An energized bull market
Moods about the economy are often expressed in what British economist John Maynard Keynes called "animal spirits." Keynes believed economic decisions were often more emotional than logical. Over time, too, Wall Street has adopted two animal mascots.
The bear represents the desire to retreat and hibernate during tough times. The bull charges ahead.
In April 2020, even as the coronavirus shut down economies, XPO Logistics CEO Bradley Jacobs said he was a "pragmatic bear" in the short term, a bull in the mid term and a "mega-bull" in the long term. E-commerce growth, which was already at a double-digit rate last year, could accelerate in the post-pandemic world, Jacobs predicted with accuracy.
In his latest letter, Jacobs said the bull has now entered the picture.
"The bear has left the building and the bull has arrived ahead of schedule," he wrote April 13. "After a painful 12 months for pretty much everyone, 2021 and 2022 are shaping up to be big comeback years for the vast majority of our customers."
But the coronavirus has kept some financial bears worried, while the vaccines have others bullish. Sathe said as far as logistics-related M&A is concerned, he is bullish.
"The buyer universe is getting bigger and bigger," Sathe said.
During the pandemic, private-equity and investment firms eyed the importance of freight and the relative toughness of fleets during troubled times. E-commerce was an important driver of freight, signaling that perhaps trucking was a consistently good bet for investment dollars. On March 25, Roadrunner said it raised $50 million from private equity sources.
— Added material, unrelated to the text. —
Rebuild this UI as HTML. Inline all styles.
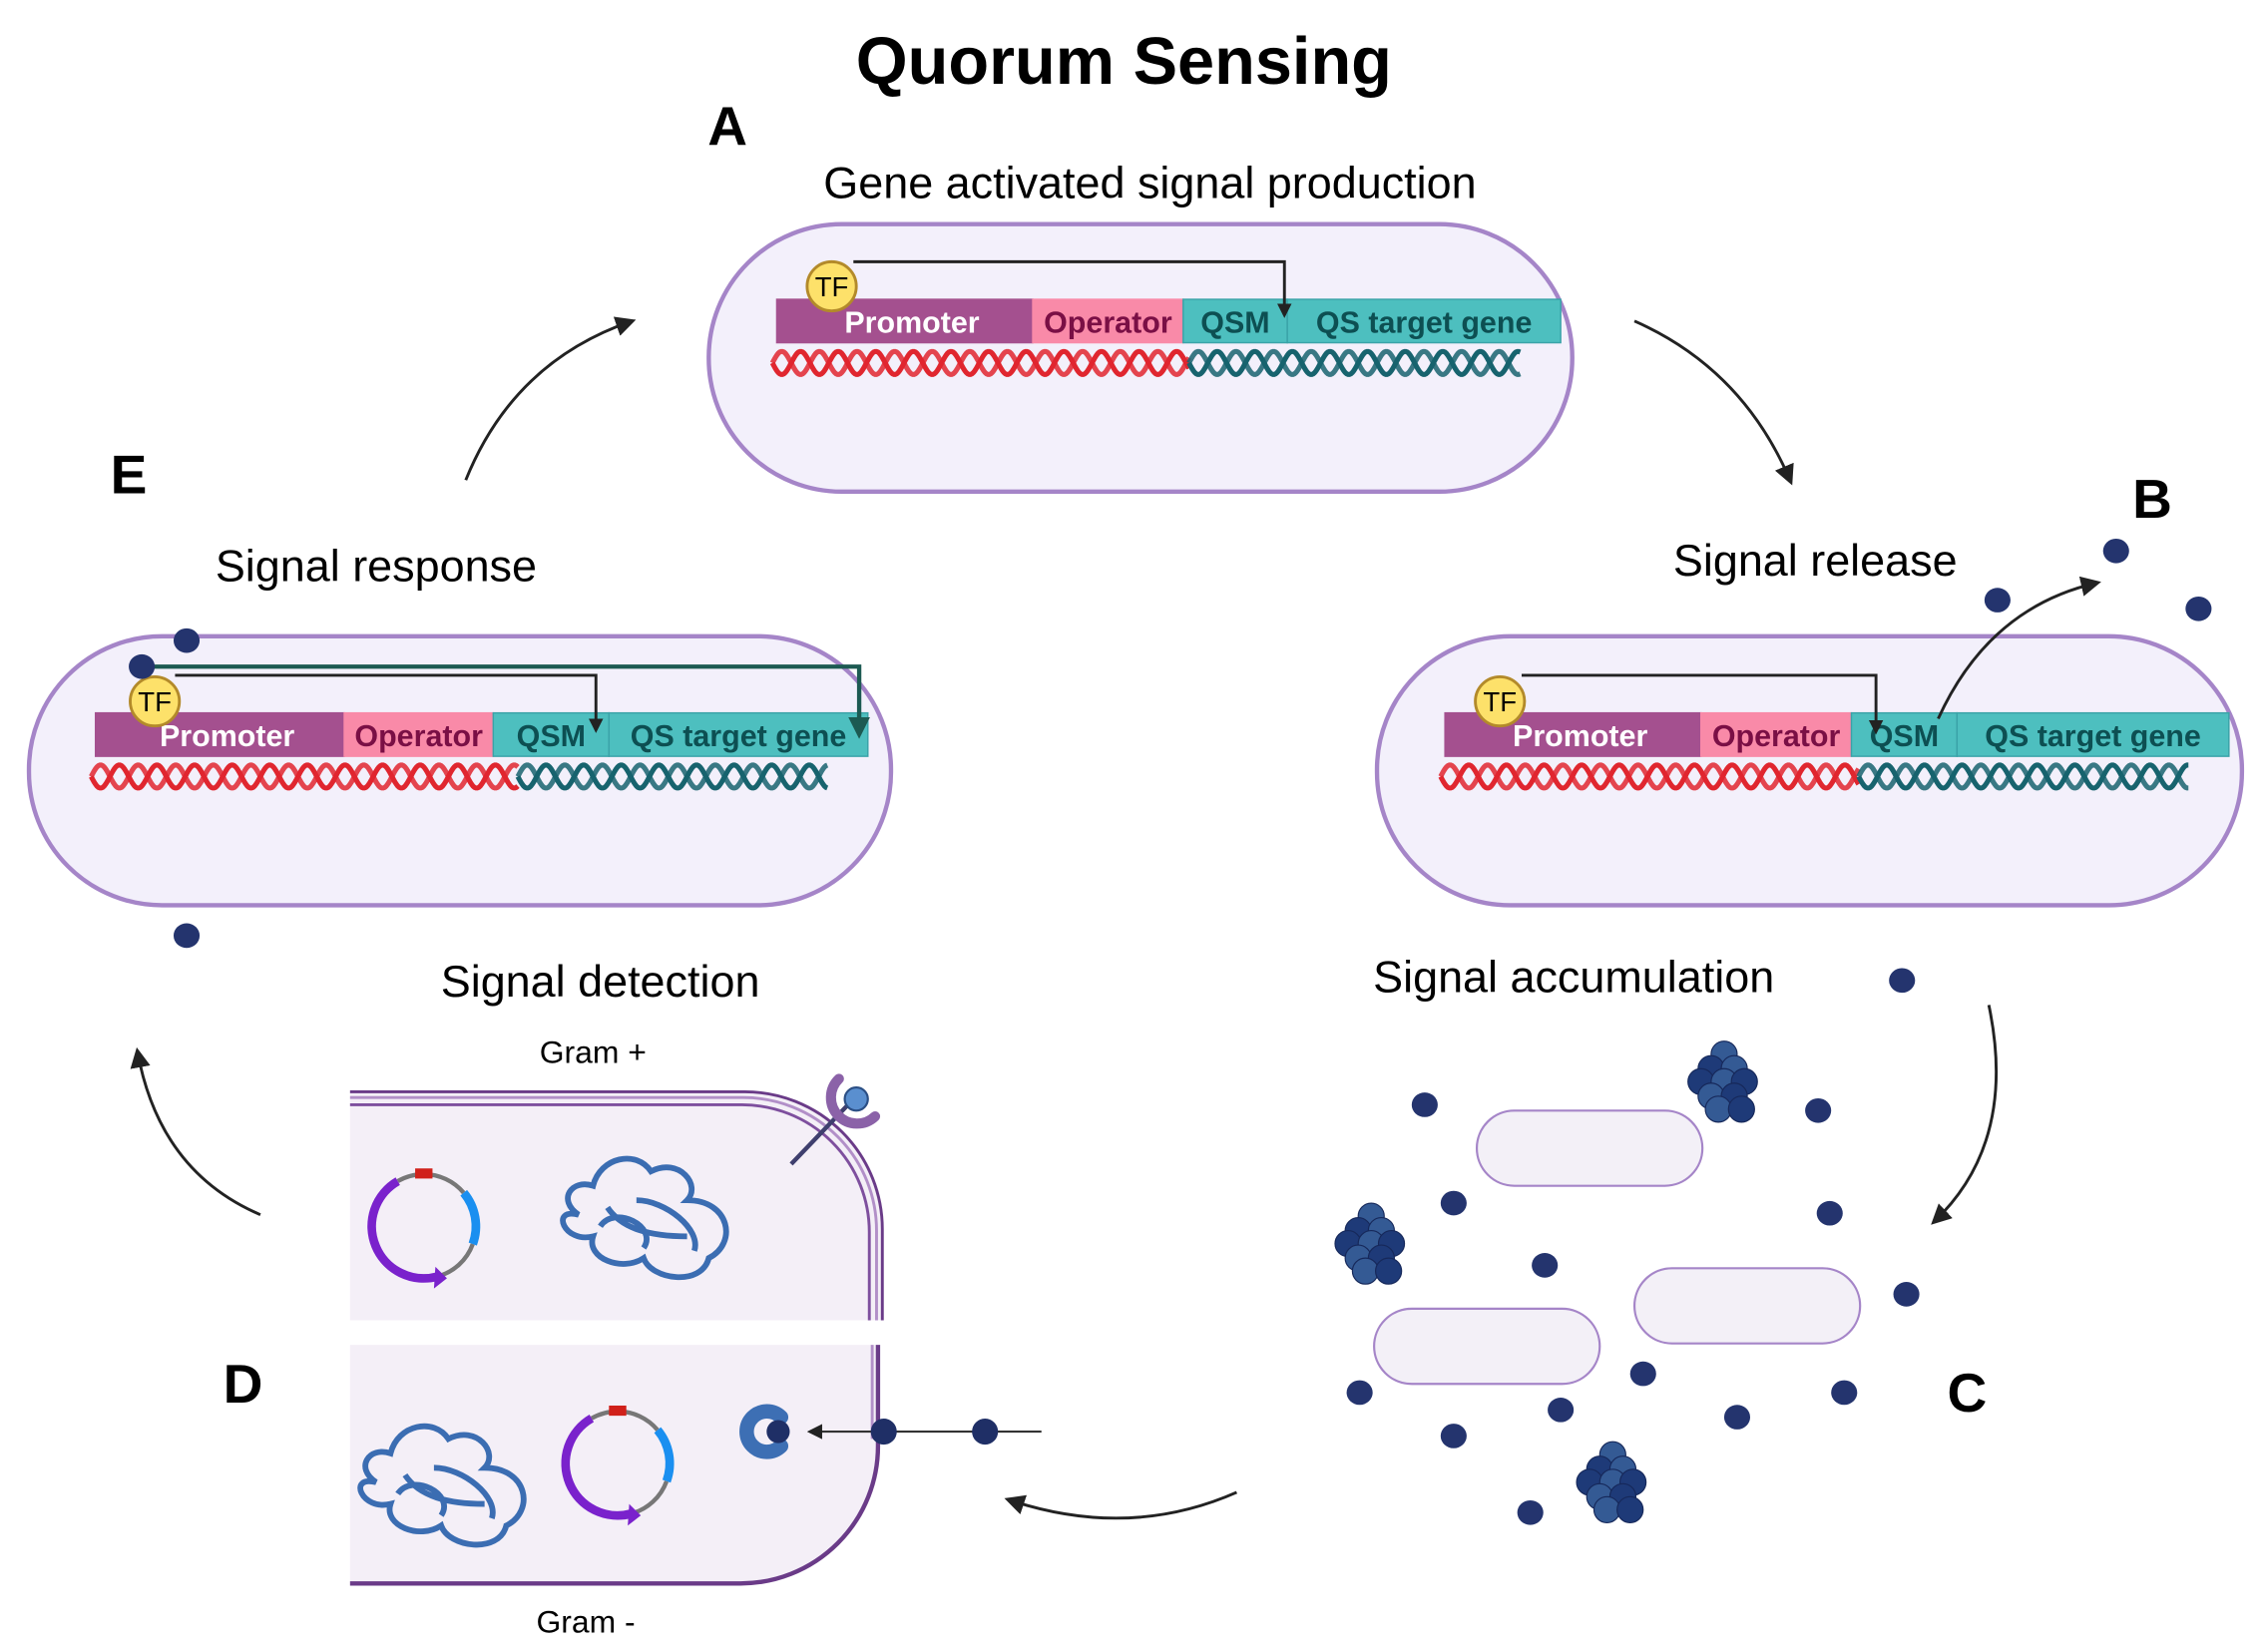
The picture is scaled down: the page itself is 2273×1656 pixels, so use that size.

M&A was largely muted in 2020, but as time went on and freight proved its worth, deals began. TFI International bought nine firms in 2020 by the end of November. In January, TFI bought UPS Freight for $800 million.
Investors and carriers seem confident.
The resurgence continues — but doesn't bubble over
Sathe pointed to pent-up demand on the part of consumers, who have accrued savings and have been the recipients of federal stimulus dollars — about $2,000 per eligible American, if 2019 income was below $75,000.
Consumers had already been spending since the summer, as lockdowns and work-from-home policies left them with plenty of opportunities to fix up their domiciles. Inventories became depleted, and trucks were dispatched from ports and warehouses to meet demand, driven up by e-commerce.
"Consumer spending is getting stronger and stronger," said Sathe.
Sales spike after early pandemic dip
Croke said such continuing trends surprised him. In 2020, he suspected the e-commerce boom would come to an end in Q1 2021, with consumers taking a break. Instead, as the economy came back to life and as vaccinations increased, freight business stayed strong.
Imports have been a big contributor to that strength, Croke said, which were up 57% in March YoY. Croke said he is hearing comparisons to a period 100 years prior, the Roaring Twenties, when a pandemic and a world war ended, and the United States had a decade of unparalleled growth before a terrible bust.
Croke said he believes contract rates will stay elevated through most of the year. Spot rates for dry vans will stay high and stable, while the next few months could see higher spot rates for flatbed and reefer. Flatbed will benefit from a boom in construction and homebuilding, while reefers will be in demand as produce season kicks off, he said.
The amalgamation of trucking-market factors has the traditional formula for boom-and-bust broken for now, Croke said.
"I don't think there is a bubble," said Croke.